When the Curse Devil eventually kills Katana Man, the anime also chooses to pan slowly up its skeletal body, before showing the actual attack. In the manga, the attack was a single panel, and thus felt instant and brutal. In the anime, the decision was made to not even animate the bite itself, which would’ve helped sell the ferocity of it. Adapting this clearly left the animators in a hard spot between following the manga and doing their own thing, ultimately leaving them in a middle-ground that falls a little flat.

What Could It Do Instead?

Denji and Power dancing in Chainsaw Man anime opening

Unfortunately, the medium of animation simply can’t do what still images can. To give each moment the same weight, the anime would have to reduce its pace, which would increase the episode count and thus the cost of the production, without even guaranteeing it would meet the manga’s standard. Instead, it should, and has put effort into using the strengths of its own medium. These are particularly motion, sound, and color.

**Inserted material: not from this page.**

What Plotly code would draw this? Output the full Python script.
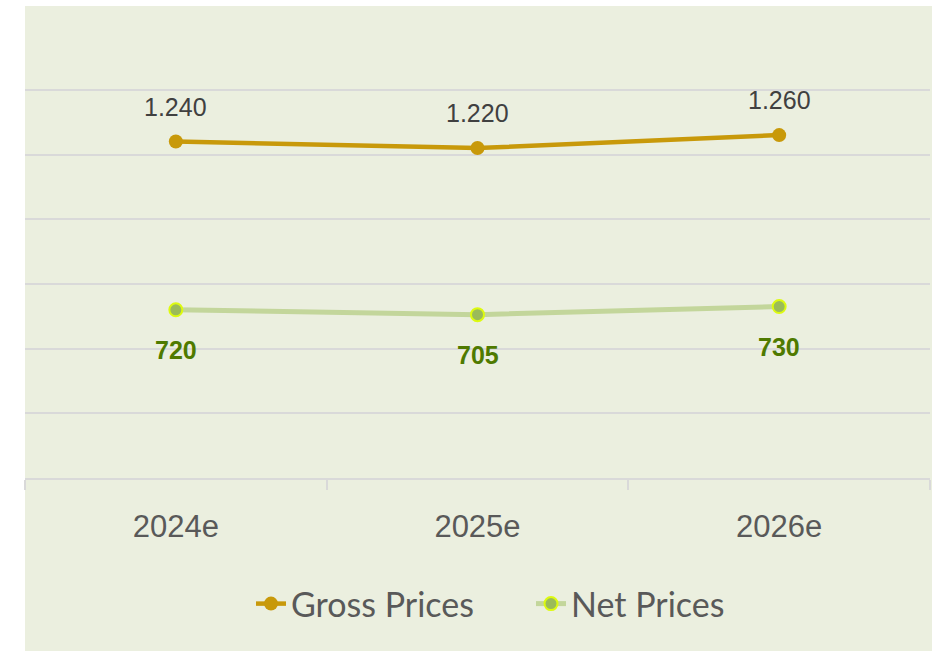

Voice acting especially, helps give anime a leg up on their source material. No matter what voices a reader might imagine in their head, it is more impactful to audibly hear Power’s crazed laughs, or Denji’s manic smack talk. And thankfully, CM has an amazing voice cast to deliver on this. The animation is also stellar, helping to make the action scenes more dynamic and readable than the manga could manage. When big scenes like the Darkness Devil’s entrance come up, the anime might not be able to match the sheer terror in visuals alone, but its music can go a long way to giving viewers a comparable experience.

It must also be said that the anime’s opening and ending songs are great pieces of bonus content that further characterize the cast, as well as building a stronger auditory identity for the show in the minds of the audience.